— Begin ENTRIES SUPPLIED —

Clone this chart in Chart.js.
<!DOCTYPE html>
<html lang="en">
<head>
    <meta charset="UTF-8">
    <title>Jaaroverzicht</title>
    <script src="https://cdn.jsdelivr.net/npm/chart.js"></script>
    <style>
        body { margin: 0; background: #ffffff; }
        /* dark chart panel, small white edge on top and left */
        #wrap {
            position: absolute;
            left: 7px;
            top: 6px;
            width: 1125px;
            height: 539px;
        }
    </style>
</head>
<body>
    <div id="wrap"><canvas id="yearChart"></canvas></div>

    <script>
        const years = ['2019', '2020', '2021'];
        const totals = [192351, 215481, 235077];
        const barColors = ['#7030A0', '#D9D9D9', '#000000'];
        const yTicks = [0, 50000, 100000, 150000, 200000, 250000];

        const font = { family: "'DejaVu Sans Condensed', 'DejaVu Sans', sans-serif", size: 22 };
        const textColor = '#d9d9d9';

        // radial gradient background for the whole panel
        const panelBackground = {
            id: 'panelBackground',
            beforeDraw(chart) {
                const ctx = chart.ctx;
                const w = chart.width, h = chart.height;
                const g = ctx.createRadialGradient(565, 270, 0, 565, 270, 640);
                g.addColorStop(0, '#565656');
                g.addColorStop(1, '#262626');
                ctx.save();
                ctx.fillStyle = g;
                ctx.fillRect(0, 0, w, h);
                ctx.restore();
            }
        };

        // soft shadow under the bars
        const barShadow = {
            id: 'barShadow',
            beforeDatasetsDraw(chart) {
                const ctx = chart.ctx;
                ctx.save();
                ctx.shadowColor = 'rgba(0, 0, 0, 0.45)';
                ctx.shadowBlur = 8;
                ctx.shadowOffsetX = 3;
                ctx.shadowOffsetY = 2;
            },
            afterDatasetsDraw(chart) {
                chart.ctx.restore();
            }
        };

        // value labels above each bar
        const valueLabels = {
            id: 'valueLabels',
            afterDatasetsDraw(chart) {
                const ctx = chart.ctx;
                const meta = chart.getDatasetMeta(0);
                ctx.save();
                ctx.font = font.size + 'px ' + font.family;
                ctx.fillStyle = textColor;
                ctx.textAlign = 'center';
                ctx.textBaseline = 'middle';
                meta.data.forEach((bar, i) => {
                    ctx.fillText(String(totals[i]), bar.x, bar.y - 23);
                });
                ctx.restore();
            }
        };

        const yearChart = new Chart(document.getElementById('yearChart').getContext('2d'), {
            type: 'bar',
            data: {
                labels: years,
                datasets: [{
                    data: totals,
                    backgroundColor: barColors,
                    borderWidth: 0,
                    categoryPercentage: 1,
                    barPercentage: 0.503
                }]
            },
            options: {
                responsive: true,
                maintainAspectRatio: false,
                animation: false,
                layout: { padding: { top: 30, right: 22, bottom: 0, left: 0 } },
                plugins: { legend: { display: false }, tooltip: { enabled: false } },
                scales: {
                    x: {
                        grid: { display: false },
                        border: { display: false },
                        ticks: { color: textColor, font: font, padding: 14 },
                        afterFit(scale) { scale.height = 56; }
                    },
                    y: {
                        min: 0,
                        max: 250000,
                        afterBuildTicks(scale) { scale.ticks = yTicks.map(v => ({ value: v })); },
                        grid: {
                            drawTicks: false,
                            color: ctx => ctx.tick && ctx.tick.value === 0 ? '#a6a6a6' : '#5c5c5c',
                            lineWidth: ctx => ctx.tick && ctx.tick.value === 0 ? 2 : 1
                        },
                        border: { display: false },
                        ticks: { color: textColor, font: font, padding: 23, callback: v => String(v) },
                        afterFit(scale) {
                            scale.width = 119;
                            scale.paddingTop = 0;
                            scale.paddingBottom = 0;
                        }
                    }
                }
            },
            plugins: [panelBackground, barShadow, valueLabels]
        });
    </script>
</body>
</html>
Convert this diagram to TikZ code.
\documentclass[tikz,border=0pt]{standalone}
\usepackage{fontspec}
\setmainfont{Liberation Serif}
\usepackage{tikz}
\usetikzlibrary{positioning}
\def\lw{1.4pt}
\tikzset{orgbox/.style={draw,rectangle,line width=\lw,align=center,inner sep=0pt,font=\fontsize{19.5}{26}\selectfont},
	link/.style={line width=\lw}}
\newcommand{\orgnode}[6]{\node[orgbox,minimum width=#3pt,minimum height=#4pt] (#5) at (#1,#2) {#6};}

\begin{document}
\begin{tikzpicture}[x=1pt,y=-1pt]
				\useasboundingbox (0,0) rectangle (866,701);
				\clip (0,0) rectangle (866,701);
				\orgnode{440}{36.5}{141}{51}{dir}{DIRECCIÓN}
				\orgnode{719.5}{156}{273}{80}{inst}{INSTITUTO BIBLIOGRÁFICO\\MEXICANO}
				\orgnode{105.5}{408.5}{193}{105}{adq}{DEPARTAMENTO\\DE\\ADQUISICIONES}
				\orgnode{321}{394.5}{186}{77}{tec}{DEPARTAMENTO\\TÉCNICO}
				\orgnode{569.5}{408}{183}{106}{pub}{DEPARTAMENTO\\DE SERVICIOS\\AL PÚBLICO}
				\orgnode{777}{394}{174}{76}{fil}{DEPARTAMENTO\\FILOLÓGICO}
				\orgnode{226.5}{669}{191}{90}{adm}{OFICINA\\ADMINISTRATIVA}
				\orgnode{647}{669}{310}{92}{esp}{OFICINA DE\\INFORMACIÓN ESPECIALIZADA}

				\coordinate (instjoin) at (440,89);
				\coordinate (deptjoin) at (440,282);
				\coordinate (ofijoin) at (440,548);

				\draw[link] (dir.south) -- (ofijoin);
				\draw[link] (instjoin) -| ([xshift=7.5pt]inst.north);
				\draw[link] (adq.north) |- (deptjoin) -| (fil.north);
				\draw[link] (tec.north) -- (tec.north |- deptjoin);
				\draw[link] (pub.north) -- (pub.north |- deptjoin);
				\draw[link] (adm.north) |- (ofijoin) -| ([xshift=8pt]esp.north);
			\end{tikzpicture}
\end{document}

— End ENTRIES SUPPLIED —

* WHAT THE TASK ASKS
Please reproduce exactly the lines from the first one of the records above through the line containing "const yTicks = [0, 50000, 100000, 150000, 200000, 250000];", both included, and nothing else.

* WRITTEN ANSWER
Clone this chart in Chart.js.
<!DOCTYPE html>
<html lang="en">
<head>
    <meta charset="UTF-8">
    <title>Jaaroverzicht</title>
    <script src="https://cdn.jsdelivr.net/npm/chart.js"></script>
    <style>
        body { margin: 0; background: #ffffff; }
        /* dark chart panel, small white edge on top and left */
        #wrap {
            position: absolute;
            left: 7px;
            top: 6px;
            width: 1125px;
            height: 539px;
        }
    </style>
</head>
<body>
    <div id="wrap"><canvas id="yearChart"></canvas></div>

    <script>
        const years = ['2019', '2020', '2021'];
        const totals = [192351, 215481, 235077];
        const barColors = ['#7030A0', '#D9D9D9', '#000000'];
        const yTicks = [0, 50000, 100000, 150000, 200000, 250000];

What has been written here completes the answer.